(Entries with chart source code)
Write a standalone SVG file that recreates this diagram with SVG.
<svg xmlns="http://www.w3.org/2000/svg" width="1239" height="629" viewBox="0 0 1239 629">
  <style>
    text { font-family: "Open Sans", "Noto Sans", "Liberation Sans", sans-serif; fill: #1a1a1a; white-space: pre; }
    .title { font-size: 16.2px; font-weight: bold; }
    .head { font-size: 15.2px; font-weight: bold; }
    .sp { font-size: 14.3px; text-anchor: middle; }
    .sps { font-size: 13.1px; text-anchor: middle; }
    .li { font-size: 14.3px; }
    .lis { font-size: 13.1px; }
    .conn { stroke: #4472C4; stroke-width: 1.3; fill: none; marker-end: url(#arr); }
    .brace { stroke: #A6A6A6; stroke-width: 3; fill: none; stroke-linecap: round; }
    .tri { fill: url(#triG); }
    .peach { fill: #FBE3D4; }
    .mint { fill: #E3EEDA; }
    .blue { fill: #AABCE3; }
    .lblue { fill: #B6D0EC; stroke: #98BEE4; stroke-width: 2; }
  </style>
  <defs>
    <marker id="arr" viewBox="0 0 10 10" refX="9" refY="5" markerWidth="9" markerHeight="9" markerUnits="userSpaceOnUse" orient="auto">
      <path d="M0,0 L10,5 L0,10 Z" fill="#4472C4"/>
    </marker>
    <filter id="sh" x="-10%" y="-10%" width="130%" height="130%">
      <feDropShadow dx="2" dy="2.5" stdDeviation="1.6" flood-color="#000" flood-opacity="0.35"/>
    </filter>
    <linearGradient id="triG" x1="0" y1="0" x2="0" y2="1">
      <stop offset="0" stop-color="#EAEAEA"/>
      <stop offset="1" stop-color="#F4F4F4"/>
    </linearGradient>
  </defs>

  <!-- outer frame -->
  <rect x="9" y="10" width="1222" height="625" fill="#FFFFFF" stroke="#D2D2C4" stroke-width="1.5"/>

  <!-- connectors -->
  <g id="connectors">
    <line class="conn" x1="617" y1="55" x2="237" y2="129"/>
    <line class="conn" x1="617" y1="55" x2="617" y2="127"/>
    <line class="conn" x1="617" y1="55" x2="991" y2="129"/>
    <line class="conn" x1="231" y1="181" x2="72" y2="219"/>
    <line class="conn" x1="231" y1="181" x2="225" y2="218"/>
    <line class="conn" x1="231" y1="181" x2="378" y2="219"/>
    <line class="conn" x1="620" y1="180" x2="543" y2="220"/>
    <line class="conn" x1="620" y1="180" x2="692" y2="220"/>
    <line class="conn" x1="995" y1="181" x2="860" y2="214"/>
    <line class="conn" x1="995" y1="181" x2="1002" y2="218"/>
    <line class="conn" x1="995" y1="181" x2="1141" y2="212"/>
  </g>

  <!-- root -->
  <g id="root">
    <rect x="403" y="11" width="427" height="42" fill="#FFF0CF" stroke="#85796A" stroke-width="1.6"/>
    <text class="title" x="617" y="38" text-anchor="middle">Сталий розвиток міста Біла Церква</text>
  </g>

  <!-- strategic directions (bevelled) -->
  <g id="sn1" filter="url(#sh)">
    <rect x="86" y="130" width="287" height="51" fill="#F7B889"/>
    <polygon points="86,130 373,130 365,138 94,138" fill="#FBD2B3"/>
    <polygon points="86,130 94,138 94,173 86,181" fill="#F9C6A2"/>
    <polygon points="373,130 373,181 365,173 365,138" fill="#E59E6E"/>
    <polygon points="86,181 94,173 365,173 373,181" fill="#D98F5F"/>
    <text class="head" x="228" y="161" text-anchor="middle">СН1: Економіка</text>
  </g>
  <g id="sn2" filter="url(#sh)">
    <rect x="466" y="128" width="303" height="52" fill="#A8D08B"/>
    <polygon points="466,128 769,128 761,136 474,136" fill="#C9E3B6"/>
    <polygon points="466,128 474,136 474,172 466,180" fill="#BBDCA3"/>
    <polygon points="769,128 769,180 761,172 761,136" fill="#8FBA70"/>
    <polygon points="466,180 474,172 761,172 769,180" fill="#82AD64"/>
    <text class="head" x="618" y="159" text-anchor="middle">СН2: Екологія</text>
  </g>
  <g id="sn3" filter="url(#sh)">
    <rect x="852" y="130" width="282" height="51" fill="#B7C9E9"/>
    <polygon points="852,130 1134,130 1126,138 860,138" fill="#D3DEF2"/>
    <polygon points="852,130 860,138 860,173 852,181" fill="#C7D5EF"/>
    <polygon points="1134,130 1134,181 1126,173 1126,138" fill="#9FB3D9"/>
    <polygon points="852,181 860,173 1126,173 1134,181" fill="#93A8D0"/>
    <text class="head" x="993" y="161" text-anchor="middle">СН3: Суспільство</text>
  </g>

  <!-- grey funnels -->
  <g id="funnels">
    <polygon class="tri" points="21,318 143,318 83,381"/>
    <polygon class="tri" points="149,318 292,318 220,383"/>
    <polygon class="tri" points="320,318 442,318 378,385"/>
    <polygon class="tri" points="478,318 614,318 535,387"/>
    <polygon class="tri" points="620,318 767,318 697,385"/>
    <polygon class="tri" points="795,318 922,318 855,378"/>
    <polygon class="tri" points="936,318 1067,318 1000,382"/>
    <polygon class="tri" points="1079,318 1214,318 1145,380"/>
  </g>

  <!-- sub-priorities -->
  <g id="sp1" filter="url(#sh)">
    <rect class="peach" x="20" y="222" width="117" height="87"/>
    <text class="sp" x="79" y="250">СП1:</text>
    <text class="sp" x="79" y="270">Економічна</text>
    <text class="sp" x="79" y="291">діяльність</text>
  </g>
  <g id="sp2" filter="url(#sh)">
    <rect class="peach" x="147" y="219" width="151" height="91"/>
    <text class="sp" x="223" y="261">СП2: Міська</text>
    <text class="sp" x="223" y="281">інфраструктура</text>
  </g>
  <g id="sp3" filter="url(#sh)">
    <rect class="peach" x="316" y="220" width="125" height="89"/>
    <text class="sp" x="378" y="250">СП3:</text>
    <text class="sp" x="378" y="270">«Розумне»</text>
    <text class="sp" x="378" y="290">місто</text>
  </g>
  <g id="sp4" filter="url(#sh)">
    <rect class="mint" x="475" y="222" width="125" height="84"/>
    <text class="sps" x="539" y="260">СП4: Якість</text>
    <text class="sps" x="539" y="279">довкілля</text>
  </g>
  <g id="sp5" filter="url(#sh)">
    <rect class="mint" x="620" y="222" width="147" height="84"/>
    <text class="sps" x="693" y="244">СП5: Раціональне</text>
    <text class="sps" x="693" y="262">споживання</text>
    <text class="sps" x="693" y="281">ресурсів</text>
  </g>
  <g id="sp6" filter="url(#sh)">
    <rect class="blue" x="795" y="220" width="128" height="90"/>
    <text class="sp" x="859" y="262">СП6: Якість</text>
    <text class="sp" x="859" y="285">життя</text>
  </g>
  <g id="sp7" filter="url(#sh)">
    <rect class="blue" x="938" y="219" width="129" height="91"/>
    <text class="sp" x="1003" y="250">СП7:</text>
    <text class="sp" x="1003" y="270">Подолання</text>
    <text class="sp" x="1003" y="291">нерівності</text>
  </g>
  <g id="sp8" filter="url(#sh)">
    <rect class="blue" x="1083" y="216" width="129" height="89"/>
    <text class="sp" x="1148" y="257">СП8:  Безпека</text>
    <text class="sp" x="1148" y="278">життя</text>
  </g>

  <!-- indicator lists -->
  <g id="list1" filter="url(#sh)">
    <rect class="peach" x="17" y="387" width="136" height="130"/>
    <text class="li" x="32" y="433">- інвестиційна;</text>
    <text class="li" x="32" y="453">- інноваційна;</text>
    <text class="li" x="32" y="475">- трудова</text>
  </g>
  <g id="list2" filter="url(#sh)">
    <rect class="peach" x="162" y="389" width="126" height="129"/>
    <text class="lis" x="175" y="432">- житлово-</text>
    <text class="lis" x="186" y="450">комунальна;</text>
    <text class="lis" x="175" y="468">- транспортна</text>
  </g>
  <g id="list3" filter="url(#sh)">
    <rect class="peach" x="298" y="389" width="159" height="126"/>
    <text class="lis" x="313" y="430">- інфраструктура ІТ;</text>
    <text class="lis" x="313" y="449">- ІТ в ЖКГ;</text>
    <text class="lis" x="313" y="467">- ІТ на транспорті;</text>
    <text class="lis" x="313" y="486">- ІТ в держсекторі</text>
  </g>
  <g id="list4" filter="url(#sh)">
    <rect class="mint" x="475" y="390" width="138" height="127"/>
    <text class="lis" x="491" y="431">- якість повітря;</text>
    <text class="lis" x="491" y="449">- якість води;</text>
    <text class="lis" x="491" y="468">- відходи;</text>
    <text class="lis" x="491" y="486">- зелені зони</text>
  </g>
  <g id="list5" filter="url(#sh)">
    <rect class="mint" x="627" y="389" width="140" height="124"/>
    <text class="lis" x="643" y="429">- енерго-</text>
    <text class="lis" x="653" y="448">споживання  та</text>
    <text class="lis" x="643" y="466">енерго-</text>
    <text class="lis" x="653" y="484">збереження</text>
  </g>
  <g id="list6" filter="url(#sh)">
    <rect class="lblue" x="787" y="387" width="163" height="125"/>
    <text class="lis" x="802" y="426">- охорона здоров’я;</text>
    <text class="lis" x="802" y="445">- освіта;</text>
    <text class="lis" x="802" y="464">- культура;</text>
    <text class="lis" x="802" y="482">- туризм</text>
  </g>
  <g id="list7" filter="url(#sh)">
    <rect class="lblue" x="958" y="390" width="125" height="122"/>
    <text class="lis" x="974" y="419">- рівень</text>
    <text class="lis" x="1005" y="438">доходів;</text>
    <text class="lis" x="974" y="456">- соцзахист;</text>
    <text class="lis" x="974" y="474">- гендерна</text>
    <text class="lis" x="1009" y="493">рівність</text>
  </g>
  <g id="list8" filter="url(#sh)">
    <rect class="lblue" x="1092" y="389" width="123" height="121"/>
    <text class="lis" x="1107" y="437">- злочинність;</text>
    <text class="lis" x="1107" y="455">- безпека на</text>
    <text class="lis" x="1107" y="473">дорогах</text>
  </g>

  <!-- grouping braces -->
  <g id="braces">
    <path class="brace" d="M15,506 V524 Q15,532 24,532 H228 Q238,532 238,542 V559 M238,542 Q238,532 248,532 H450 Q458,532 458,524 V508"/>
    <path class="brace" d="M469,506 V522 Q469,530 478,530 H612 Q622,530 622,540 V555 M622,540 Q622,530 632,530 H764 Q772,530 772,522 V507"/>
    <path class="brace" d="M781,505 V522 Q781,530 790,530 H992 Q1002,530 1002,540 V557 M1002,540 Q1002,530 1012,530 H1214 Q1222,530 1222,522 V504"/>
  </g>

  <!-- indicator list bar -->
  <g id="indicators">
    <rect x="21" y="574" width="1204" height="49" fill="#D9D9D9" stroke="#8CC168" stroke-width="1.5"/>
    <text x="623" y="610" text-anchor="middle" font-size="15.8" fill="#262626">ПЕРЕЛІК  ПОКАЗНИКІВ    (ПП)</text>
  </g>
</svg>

...

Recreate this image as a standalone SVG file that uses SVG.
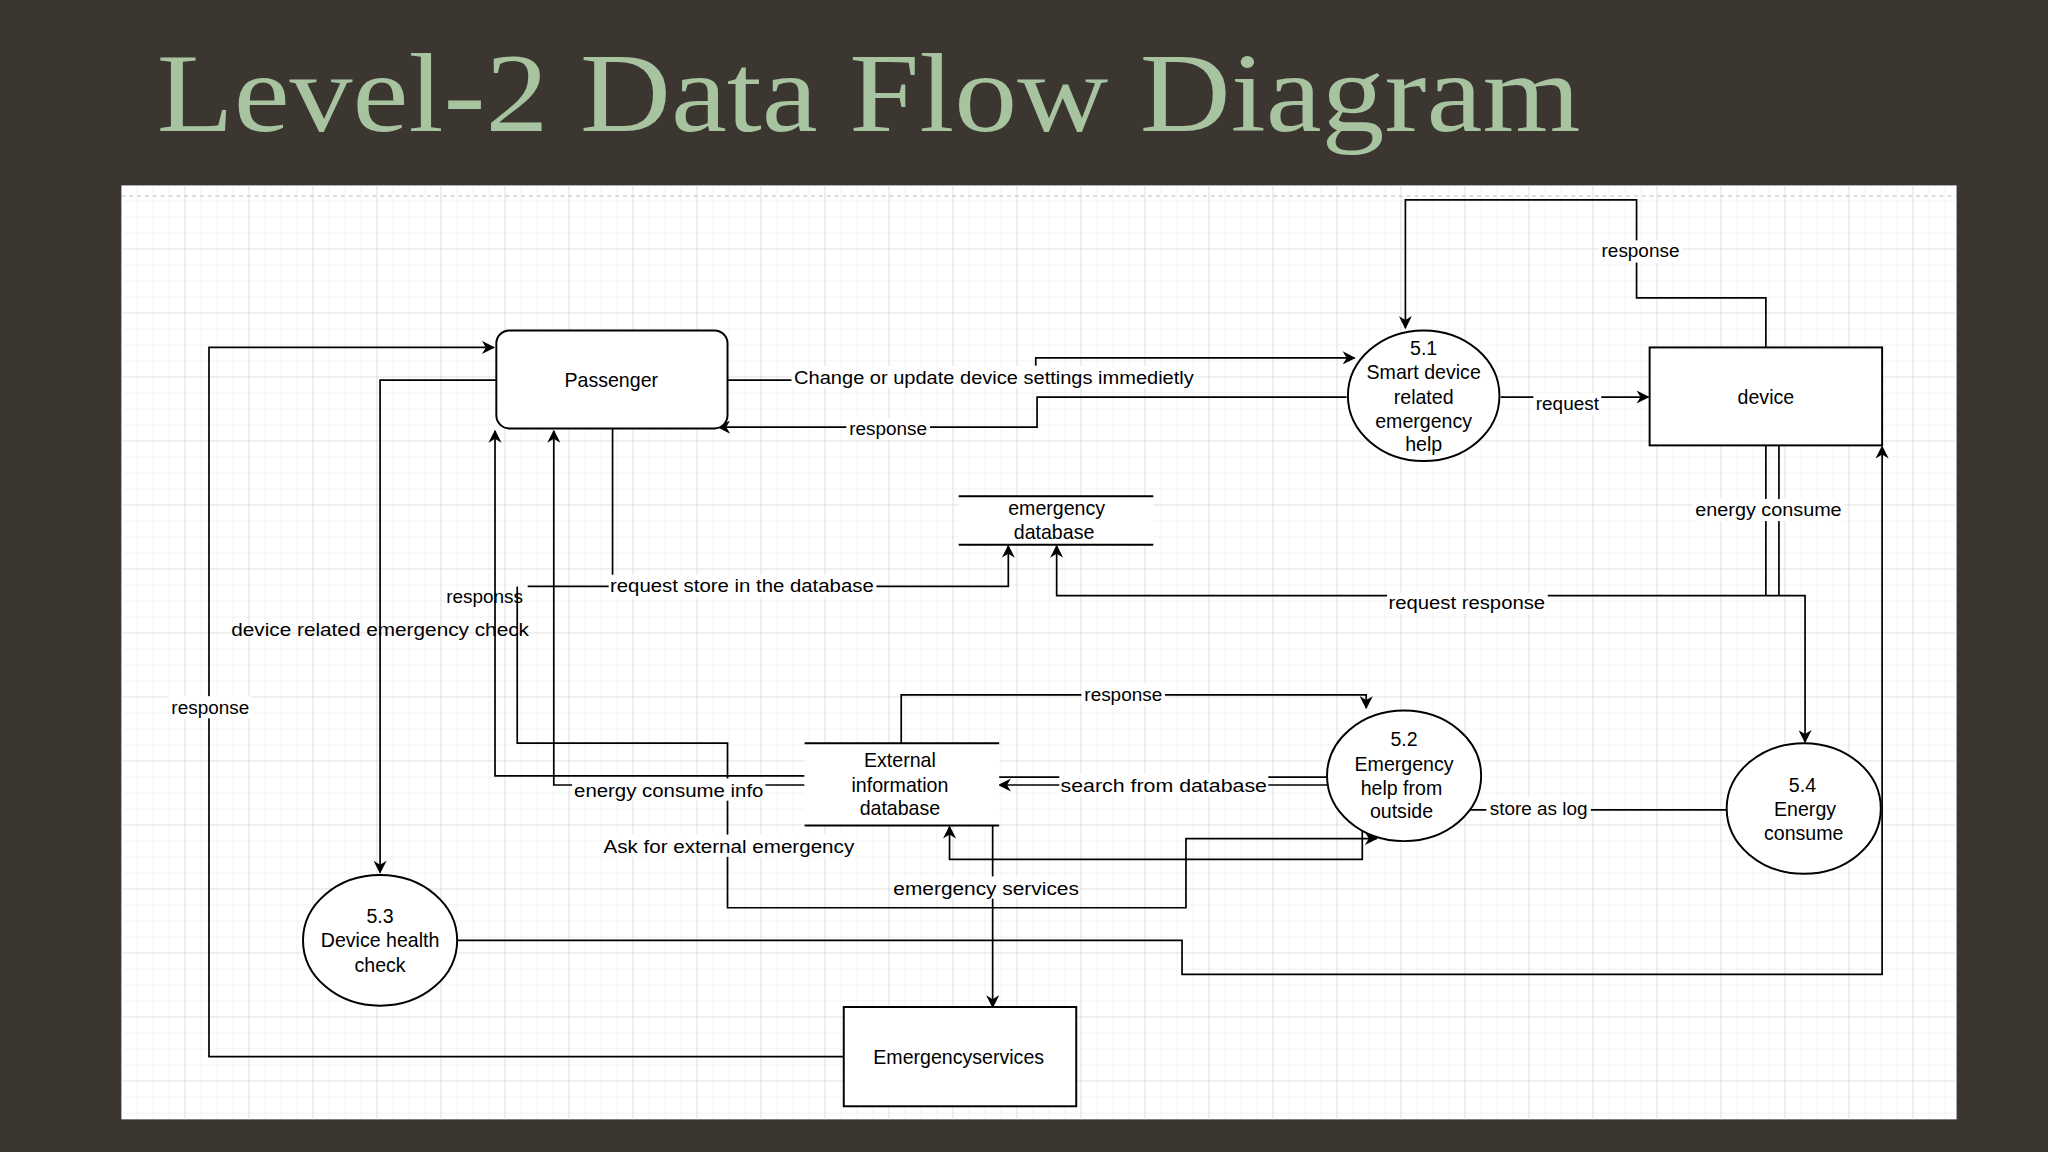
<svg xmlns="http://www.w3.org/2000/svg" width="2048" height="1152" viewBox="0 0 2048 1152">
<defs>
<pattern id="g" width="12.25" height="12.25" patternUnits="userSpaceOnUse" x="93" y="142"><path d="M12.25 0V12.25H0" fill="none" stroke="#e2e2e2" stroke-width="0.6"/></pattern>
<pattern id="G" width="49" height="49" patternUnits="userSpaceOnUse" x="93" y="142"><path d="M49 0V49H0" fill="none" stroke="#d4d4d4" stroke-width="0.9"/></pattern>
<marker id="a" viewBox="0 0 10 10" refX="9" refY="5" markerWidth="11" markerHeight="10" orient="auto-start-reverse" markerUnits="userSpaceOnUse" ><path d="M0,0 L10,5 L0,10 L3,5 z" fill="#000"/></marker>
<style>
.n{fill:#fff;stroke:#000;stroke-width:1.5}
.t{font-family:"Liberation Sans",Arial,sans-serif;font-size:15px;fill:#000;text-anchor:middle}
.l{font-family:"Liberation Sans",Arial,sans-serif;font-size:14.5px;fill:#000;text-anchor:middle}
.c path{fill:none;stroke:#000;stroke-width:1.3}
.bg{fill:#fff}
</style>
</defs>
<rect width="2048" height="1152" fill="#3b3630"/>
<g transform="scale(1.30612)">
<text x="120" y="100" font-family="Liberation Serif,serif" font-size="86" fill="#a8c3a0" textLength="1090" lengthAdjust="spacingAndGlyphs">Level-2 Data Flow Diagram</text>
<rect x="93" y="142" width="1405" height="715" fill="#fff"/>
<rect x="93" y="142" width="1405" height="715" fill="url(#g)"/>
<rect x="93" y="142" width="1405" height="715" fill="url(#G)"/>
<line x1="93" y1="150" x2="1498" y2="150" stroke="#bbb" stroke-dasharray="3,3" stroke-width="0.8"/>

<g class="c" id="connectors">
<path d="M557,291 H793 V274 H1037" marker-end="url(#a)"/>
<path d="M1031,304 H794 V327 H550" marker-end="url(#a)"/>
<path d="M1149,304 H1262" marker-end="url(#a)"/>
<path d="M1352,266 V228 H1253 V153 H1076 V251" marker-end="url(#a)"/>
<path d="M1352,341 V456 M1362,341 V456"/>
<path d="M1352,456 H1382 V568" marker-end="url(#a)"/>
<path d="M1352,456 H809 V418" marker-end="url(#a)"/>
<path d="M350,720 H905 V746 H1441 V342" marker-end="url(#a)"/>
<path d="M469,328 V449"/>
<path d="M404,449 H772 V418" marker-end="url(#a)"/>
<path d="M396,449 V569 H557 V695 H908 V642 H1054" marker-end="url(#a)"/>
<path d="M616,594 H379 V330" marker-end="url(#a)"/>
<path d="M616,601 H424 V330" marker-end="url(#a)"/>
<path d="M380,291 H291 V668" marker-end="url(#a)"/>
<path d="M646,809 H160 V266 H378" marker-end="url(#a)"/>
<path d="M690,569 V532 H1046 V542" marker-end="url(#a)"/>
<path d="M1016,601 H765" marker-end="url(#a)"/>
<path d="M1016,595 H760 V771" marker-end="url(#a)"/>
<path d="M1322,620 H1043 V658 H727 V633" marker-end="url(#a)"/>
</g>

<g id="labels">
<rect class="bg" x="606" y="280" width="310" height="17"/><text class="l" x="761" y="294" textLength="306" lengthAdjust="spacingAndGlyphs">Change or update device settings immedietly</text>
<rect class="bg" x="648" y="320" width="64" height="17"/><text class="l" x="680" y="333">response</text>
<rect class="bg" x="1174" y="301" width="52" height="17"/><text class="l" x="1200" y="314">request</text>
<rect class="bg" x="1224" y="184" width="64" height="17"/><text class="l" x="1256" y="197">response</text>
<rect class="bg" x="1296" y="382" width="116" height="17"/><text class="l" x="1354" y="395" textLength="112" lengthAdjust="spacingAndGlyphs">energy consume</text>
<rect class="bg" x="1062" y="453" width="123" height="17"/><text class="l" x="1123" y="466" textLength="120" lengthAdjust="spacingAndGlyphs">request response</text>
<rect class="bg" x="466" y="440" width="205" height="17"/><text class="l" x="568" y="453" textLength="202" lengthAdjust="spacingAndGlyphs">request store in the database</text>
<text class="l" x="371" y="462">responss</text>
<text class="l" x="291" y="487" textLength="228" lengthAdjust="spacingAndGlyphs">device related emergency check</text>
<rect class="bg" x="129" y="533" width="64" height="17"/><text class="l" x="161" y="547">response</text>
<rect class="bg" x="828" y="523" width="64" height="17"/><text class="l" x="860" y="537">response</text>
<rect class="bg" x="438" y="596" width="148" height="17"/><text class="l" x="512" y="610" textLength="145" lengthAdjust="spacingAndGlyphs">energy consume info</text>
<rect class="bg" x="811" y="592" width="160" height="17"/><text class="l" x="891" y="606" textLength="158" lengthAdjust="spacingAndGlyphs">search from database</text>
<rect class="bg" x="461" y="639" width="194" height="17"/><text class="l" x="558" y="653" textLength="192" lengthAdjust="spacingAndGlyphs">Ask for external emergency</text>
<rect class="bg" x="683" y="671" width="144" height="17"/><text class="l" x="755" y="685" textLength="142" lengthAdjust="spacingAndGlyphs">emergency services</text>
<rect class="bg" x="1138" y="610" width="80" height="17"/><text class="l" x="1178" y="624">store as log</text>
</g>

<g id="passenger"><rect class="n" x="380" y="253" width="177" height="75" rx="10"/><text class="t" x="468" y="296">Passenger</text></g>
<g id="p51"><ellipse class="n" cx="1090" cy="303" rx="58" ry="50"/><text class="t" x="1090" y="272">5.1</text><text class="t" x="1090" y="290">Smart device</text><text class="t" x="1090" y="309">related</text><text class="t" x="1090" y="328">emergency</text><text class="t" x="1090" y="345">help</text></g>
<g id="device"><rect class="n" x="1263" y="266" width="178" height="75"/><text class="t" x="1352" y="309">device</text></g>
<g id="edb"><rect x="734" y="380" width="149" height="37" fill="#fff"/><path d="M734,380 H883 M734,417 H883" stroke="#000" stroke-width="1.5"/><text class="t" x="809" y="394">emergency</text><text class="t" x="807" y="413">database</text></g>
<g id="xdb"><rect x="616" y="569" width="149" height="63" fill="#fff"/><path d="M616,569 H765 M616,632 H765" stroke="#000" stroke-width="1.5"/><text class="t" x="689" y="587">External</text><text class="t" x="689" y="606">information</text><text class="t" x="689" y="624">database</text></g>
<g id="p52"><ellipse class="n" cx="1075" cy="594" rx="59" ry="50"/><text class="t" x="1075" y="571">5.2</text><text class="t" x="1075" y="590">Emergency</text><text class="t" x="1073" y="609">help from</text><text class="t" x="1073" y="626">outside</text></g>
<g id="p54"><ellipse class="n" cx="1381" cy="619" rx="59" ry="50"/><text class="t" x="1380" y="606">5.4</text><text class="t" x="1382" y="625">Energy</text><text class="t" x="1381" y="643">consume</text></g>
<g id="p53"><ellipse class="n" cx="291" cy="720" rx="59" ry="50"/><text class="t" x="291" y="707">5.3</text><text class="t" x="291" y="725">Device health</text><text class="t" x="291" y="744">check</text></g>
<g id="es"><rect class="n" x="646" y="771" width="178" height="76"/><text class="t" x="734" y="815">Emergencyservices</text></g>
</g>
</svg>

### Required work
Scan the records for the string "this". Copy each line in which it appears.

### Task output
Write a standalone SVG file that recreates this diagram with SVG.
Recreate this image as a standalone SVG file that uses SVG.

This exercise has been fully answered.